● WHAT IS BEING ASKED: Isolate every line in the records below with "diagram" in it.

(Code that draws figures)
## begin

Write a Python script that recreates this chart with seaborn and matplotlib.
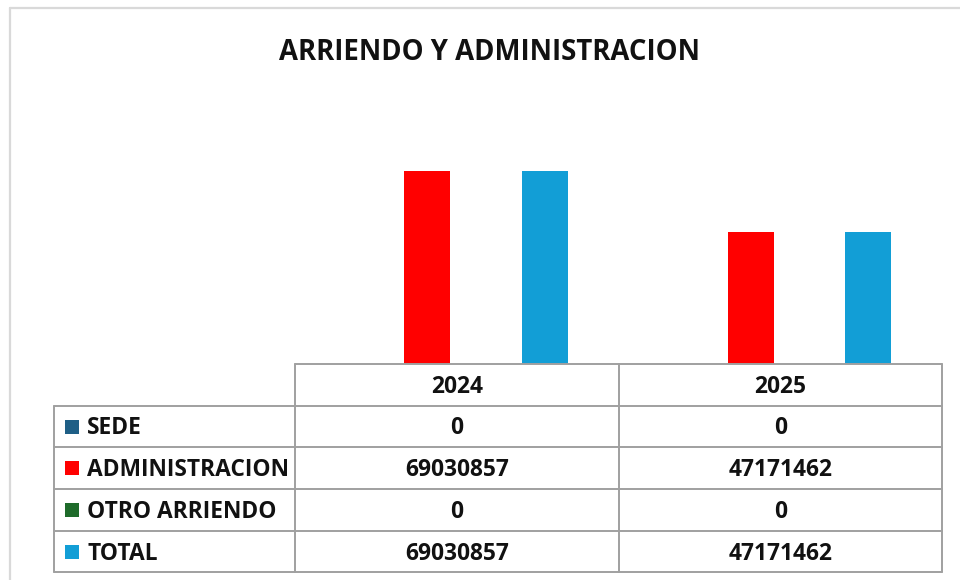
import matplotlib
matplotlib.use("Agg")
import matplotlib.pyplot as plt
import seaborn as sns
import pandas as pd
from matplotlib.lines import Line2D
from matplotlib.patches import Rectangle

# ---- data ----
years = ["2024", "2025"]
series = ["SEDE", "ADMINISTRACION", "OTRO ARRIENDO", "TOTAL"]
sede = [0, 0]
administracion = [69030857, 47171462]
otro_arriendo = [0, 0]
total = [69030857, 47171462]
colors = ["#1F5F86", "#FF0000", "#1E6B2A", "#129ED6"]
title = "ARRIENDO Y ADMINISTRACION"

values = [sede, administracion, otro_arriendo, total]
rows = []
for s, vals in zip(series, values):
    for y, v in zip(years, vals):
        rows.append({"year": y, "serie": s, "value": v})
df = pd.DataFrame(rows)

sns.set_theme(style="white")
plt.rcParams["font.family"] = ["Open Sans", "DejaVu Sans"]

W, H = 960, 580
fig = plt.figure(figsize=(W / 100, H / 100), dpi=100)

def fx(px):
    return px / W

def fy(py):
    return 1 - py / H

# axes area in pixel coords
ax_l, ax_r, ax_t, ax_b = 295, 942, 120, 364
ax = fig.add_axes([fx(ax_l), fy(ax_b), fx(ax_r - ax_l), (ax_b - ax_t) / H])
sns.barplot(data=df, x="year", y="value", hue="serie", order=years,
            hue_order=series, palette=colors, width=0.7234, gap=0.2137,
            ax=ax, legend=False, saturation=1, edgecolor="none")
ax.set_xlim(-0.5, 1.5)
ax.set_ylim(0, 87.3e6)
ax.axis("off")

# title
fig.text(fx(490), fy(52), title, ha="center", va="center",
         fontsize=19.8, fontweight="bold", color="#111111")

# outer frame (light gray)
frame_c = "#D9D9D9"
fig.add_artist(Line2D([fx(10), fx(10)], [fy(8), fy(580)], color=frame_c, lw=1.6))
fig.add_artist(Line2D([fx(10), fx(960)], [fy(8), fy(8)], color=frame_c, lw=1.6))

# data table
line_c = "#A0A0A0"
lw = 1.4
col_x = [54, 295, 619, 942]
row_y = [364, 406, 447, 489, 531, 572]

def hline(x0, x1, y):
    fig.add_artist(Line2D([fx(x0), fx(x1)], [fy(y), fy(y)], color=line_c, lw=lw))

def vline(x, y0, y1):
    fig.add_artist(Line2D([fx(x), fx(x)], [fy(y0), fy(y1)], color=line_c, lw=lw))

hline(col_x[1], col_x[3], row_y[0])
for y in row_y[1:]:
    hline(col_x[0], col_x[3], y)
vline(col_x[0], row_y[1], row_y[-1])
for x in col_x[1:]:
    vline(x, row_y[0], row_y[-1])

fs = 16.4
dy = 2
# header
for i, yr in enumerate(years):
    cx = (col_x[i + 1] + col_x[i + 2]) / 2
    cy = (row_y[0] + row_y[1]) / 2
    fig.text(fx(cx), fy(cy + dy), yr, ha="center", va="center",
             fontsize=fs, fontweight="bold", color="#111111")

for r, (s, vals, c) in enumerate(zip(series, values, colors)):
    cy = (row_y[r + 1] + row_y[r + 2]) / 2
    fig.add_artist(Rectangle((fx(65), fy(cy + 7)), 14 / W, 14 / H,
                             facecolor=c, edgecolor="none",
                             transform=fig.transFigure))
    fig.text(fx(87), fy(cy + dy), s, ha="left", va="center",
             fontsize=fs, fontweight="bold", color="#111111")
    for i, v in enumerate(vals):
        cx = (col_x[i + 1] + col_x[i + 2]) / 2
        fig.text(fx(cx), fy(cy + dy), f"{v}", ha="center", va="center",
                 fontsize=fs, fontweight="bold", color="#111111")

fig.savefig("out.png", dpi=100)
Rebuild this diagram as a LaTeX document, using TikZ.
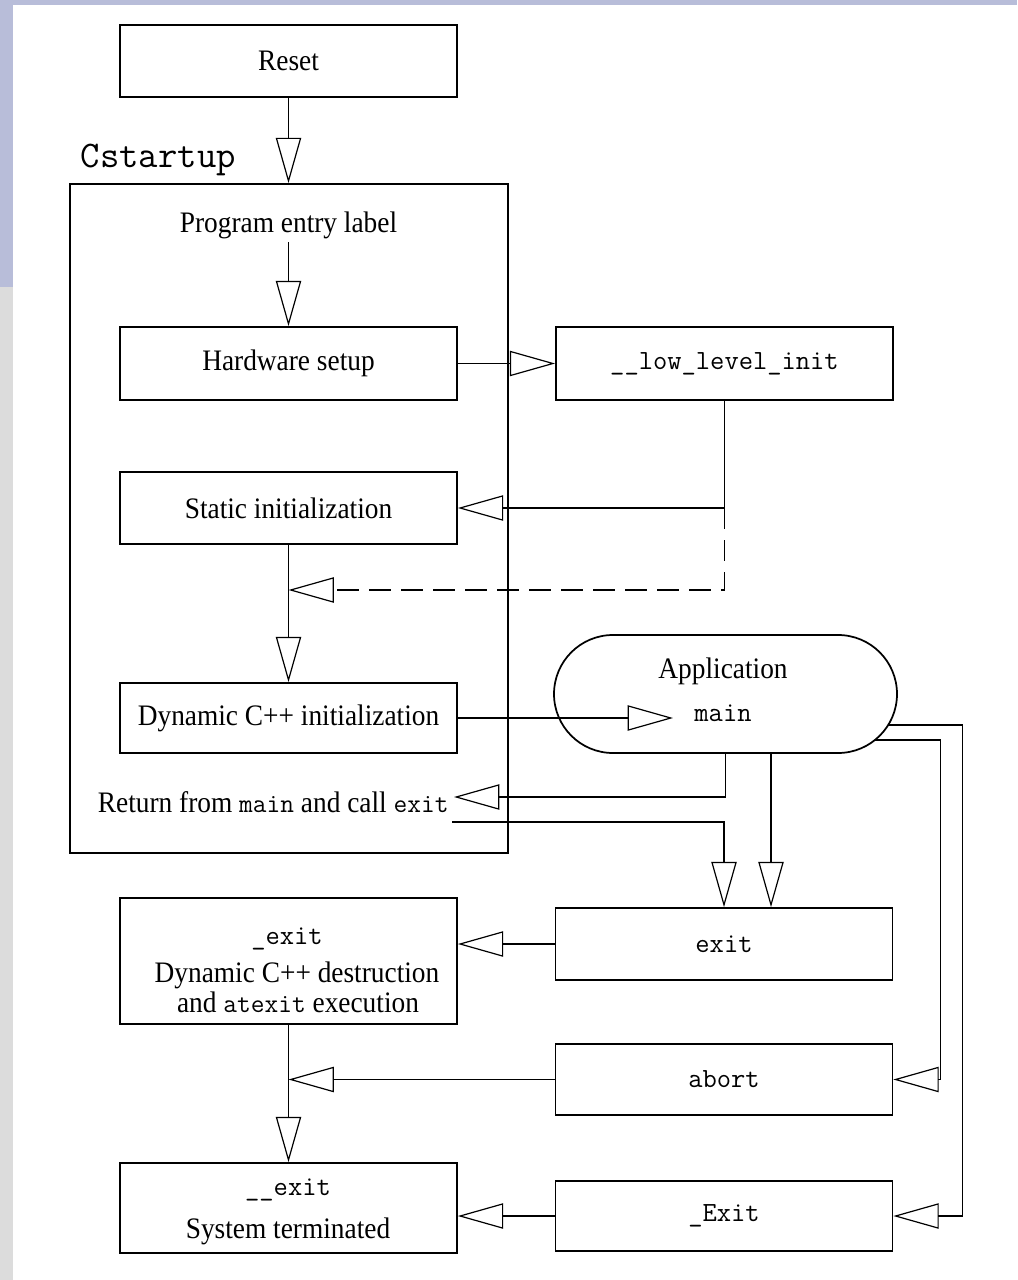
\documentclass[tikz,border=0pt]{standalone}
\usepackage{fontspec}
\setmainfont{Liberation Serif}[FakeStretch=0.92]
\usetikzlibrary{arrows.meta,calc}
\definecolor{bandblue}{RGB}{184,189,217}
\definecolor{bandgray}{RGB}{220,220,220}
\newcommand\serifsize{\fontsize{22.3pt}{18pt}\selectfont}
\newcommand\codesize{\fontsize{20.8pt}{20pt}\selectfont\ttfamily}
\newcommand\code[1]{{\fontsize{20pt}{20pt}\selectfont\ttfamily #1}}

\begin{document}
\begin{tikzpicture}[x=0.75pt,y=-0.75pt,
  line width=1.3pt,
  blk/.style={draw, rectangle, inner sep=0pt, minimum width=252.75pt},
  lbl/.style={font=\serifsize, inner sep=1.5pt},
  code/.style={font=\codesize, inner sep=1.5pt},
  arr/.style={-{Triangle[open,length=34pt,width=19pt,line width=0.9pt]}},
  ]
  % page and side bands
  \useasboundingbox (0,0) rectangle (1017,1280);
  \fill[white] (0,0) rectangle (1017,1280);
  \fill[bandblue] (0,0) rectangle (1017,5);
  \fill[bandblue] (0,0) rectangle (13,287);
  \fill[bandgray] (0,287) rectangle (13,1280);

  % start-up sequence
  \node[blk, minimum height=54pt, font=\serifsize] (reset) at (288.5,61) {Reset};
  \node[draw, minimum width=328.5pt, minimum height=501.75pt, inner sep=0pt] (cst) at (289,518.5) {};
  \node[anchor=base west, font=\fontsize{28.2pt}{28pt}\selectfont\ttfamily, inner sep=0pt] (cstlabel) at (80,168) {Cstartup};
  \node[lbl, anchor=base] (entry) at (288.5,233) {Program entry label};
  \node[blk, minimum height=54.75pt, font=\serifsize] (hw) at (288.5,363.5) {Hardware setup};
  \node[blk, minimum height=54.75pt, font=\codesize] (ll) at (724.5,363.5) {\_\_low\_level\_init};
  \node[blk, minimum height=54pt, font=\serifsize] (stat) at (288.5,508) {Static initialization};
  \node[blk, minimum height=52.5pt, font=\serifsize] (dyn) at (288.5,718) {Dynamic C++ initialization};

  % application
  \node[draw, rounded corners=44.25pt, minimum width=257.25pt, minimum height=88.5pt, inner sep=0pt] (app) at (725.5,694) {};
  \node[lbl, anchor=base] (appname) at (723,678) {Application};
  \node[code, anchor=base] (appmain) at (723,721) {main};
  \node[lbl, anchor=base west] (ret) at (95,812) {Return from \code{main} and call \code{exit}};

  % termination
  \node[blk, minimum height=54pt, font=\codesize] (exitb) at (724,944) {exit};
  \node[blk, minimum height=94.5pt] (dest) at (288.5,961) {};
  \node[code, anchor=base] (destname) at (287,944) {\_exit};
  \node[lbl, anchor=base, inner sep=0pt] (destl1) at (297,982) {Dynamic C++ destruction};
  \node[lbl, anchor=base, inner sep=0pt] (destl2) at (298,1012) {and \code{atexit} execution};
  \node[blk, minimum height=53.25pt, font=\codesize] (abort) at (724,1079.5) {abort};
  \node[blk, minimum height=67.5pt] (term) at (288.5,1208) {};
  \node[code, anchor=base] (termname) at (288,1195) {\_\_exit};
  \node[lbl, anchor=base] (terml) at (288,1238) {System terminated};
  \node[blk, minimum height=52.5pt, font=\codesize] (Exit) at (724,1216) {\_Exit};

  % junctions and free ends
  \coordinate (j1) at (ll.south |- stat.east);
  \coordinate (j2) at (724.5,590);
  \coordinate (mainin) at (673,718);
  \coordinate (retin) at (454,797);
  \coordinate (retout) at (452,822);
  \coordinate (a2) at (771,753);
  \coordinate (o1) at (888,725);
  \coordinate (o2) at (875,740);

  % connectors
  \draw[arr] (reset.south) -- (reset.south |- cst.north);
  \draw[arr] (hw.north |- entry.south) -- (hw.north);
  \draw[arr] (hw.east) -- (ll.west);
  \draw[arr] (ll.south) |- (stat.east);
  \draw[arr, dash pattern=on 16pt off 8pt] (j1) -- (j2) -- (stat.south |- j2);
  \draw[arr] (stat.south) -- (dyn.north);
  \draw[arr] (dyn.east) -- (mainin);
  \draw[arr] (app.south) |- (retin);
  \draw[arr] (retout) -| (exitb.north);
  \draw[arr] (a2) -- (a2 |- exitb.north);
  \draw[arr] (exitb.west) -- (exitb.west -| dest.east);
  \draw[arr] (abort.west) -- (abort.west -| dest.south);
  \draw[arr] (dest.south) -- (term.north);
  \draw[arr] (Exit.west) -- (Exit.west -| term.east);
  \draw[arr] (o2) -| ([xshift=35.25pt]abort.east) -- (abort.east);
  \draw[arr] (o1) -| ([xshift=51.75pt]Exit.east) -- (Exit.east);
\end{tikzpicture}
\end{document}
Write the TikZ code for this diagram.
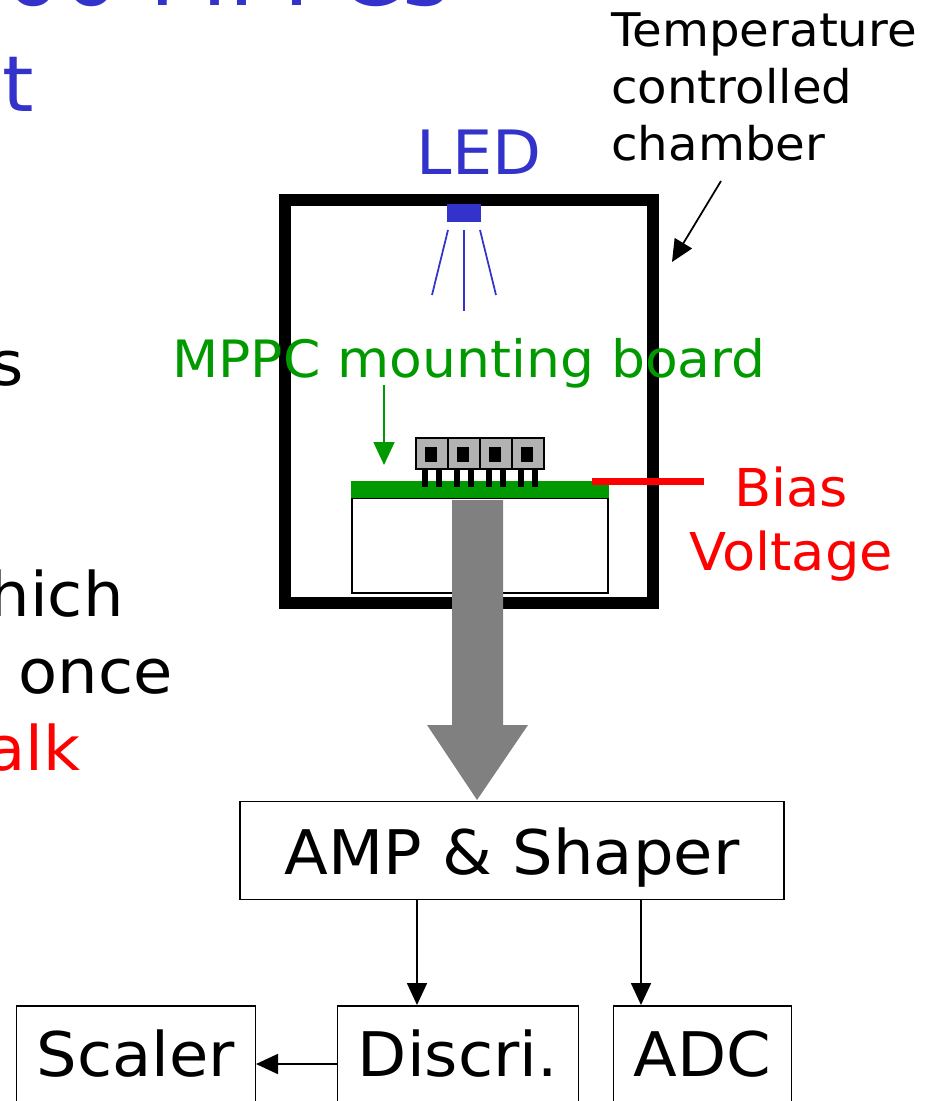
\documentclass[tikz,border=0pt]{standalone}
\usepackage{fontspec}
\setmainfont[FakeStretch=1.04]{DejaVu Sans}
\usetikzlibrary{arrows.meta}
\definecolor{ledblue}{RGB}{51,51,204}
\definecolor{boardgreen}{RGB}{0,153,0}
\definecolor{shaftgray}{RGB}{128,128,128}
\definecolor{chipgray}{RGB}{178,178,178}
\tikzset{
  boxnode/.style={draw=black,line width=0.03cm,inner sep=0pt},
  labeltext/.style={inner sep=0pt,font=\fontsize{35}{40}\selectfont},
  thinarrow/.style={line width=0.035cm,-{Triangle[length=0.44cm,width=0.4cm]}},
  rayline/.style={ledblue,line width=0.035cm}
}
\begin{document}
\begin{tikzpicture}[x=0.02cm,y=-0.02cm]
  \useasboundingbox (0,0) rectangle (943,1101);
  \clip (0,0) rectangle (943,1101);

  % Cropped slide text
  \node [labeltext,anchor=base west,text=ledblue,font=\fontsize{50}{56}\selectfont] (title) at (4,6) {00 MPPCs};
  \node [labeltext,anchor=base west,text=ledblue,font=\fontsize{44}{56}\selectfont] (titleb) at (2,112) {t};
  \node [labeltext,anchor=base east] (bodya) at (24,385) {s};
  \node [labeltext,anchor=base east] (bodyb) at (124,616) {hich};
  \node [labeltext,anchor=base west] (bodyc) at (18,693) {once};
  \node [labeltext,anchor=base east,text=red] (bodyd) at (81,770) {alk};

  % Chamber
  \draw [line width=0.24cm] (285,200) rectangle (652.5,602.5);
  \node [labeltext,anchor=base west,align=left,font=\fontsize{26.4}{32.7}\selectfont] (chamber) at (611,161) {Temperature\\controlled\\chamber};
  \coordinate (chambertail) at (721,181);
  \coordinate (chambertip) at (672,262);
  \draw [thinarrow] (chambertail) -- (chambertip);

  % LED with rays
  \node [labeltext,anchor=base,text=ledblue,font=\fontsize{34.8}{40}\selectfont] (led) at (479,175) {LED};
  \node [fill=ledblue,minimum width=34*0.02cm,minimum height=18*0.02cm,inner sep=0pt] (ledchip) at (464,213) {};
  \draw [rayline] (448,230) -- (432,295);
  \draw [rayline] (464,230) -- (464,311);
  \draw [rayline] (480,230) -- (496,295);

  % Mounting board
  \draw [line width=0.03cm] (352,498) rectangle (608,593);
  \fill [boardgreen] (351,481) rectangle (609,498);
  \foreach \chipx in {416,448,480,512}{
    \draw [line width=0.03cm,fill=chipgray] (\chipx,438) rectangle ++(32,31);
    \fill [black] (\chipx+9,447) rectangle ++(12,15);
    \fill [black] (\chipx+6,469) rectangle ++(6,18);
    \fill [black] (\chipx+20,469) rectangle ++(6,18);
  }
  \node [labeltext,anchor=base,text=boardgreen,font=\fontsize{29.3}{34}\selectfont] (board) at (469,377) {MPPC mounting board};
  \coordinate (boardtail) at (384,385);
  \coordinate (boardtip) at (384,465);
  \draw [boardgreen,line width=0.035cm,-{Triangle[length=0.46cm,width=0.42cm]}] (boardtail) -- (boardtip);

  % Bias line
  \draw [red,line width=0.14cm] (592,481) -- (704,481);
  \node [labeltext,anchor=base,text=red,align=center,font=\fontsize{29.7}{36.4}\selectfont] (bias) at (791,570) {Bias\\Voltage};

  % Thick signal arrow
  \fill [shaftgray] (452,500) -- (503,500) -- (503,725) -- (528,725) -- (477,800) -- (427,725) -- (452,725) -- cycle;

  % Readout boxes
  \node [boxnode,labeltext,minimum width=544*0.02cm,minimum height=98*0.02cm,text height=30pt,text depth=2.6pt] (amp) at (512,850.5) {AMP \& Shaper};
  \node [boxnode,labeltext,minimum width=239*0.02cm,minimum height=98*0.02cm,text height=27pt,text depth=2pt,anchor=north west] (scaler) at (15.5,1005) {Scaler};
  \node [boxnode,labeltext,minimum width=241*0.02cm,minimum height=98*0.02cm,text height=27pt,text depth=2pt,anchor=north west] (discri) at (336.5,1005) {Discri.};
  \node [boxnode,labeltext,minimum width=178*0.02cm,minimum height=98*0.02cm,text height=27pt,text depth=2pt,anchor=north west] (adc) at (612.5,1005) {ADC};

  \draw [thinarrow] (amp.south -| 417,0) -- (discri.north -| 417,0);
  \draw [thinarrow] (amp.south -| 641,0) -- (adc.north -| 641,0);
  \draw [thinarrow] (discri.west |- 0,1064) -- (scaler.east |- 0,1064);
\end{tikzpicture}
\end{document}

## end

● THE RESULT:
Rebuild this diagram as a LaTeX document, using TikZ.
Write the TikZ code for this diagram.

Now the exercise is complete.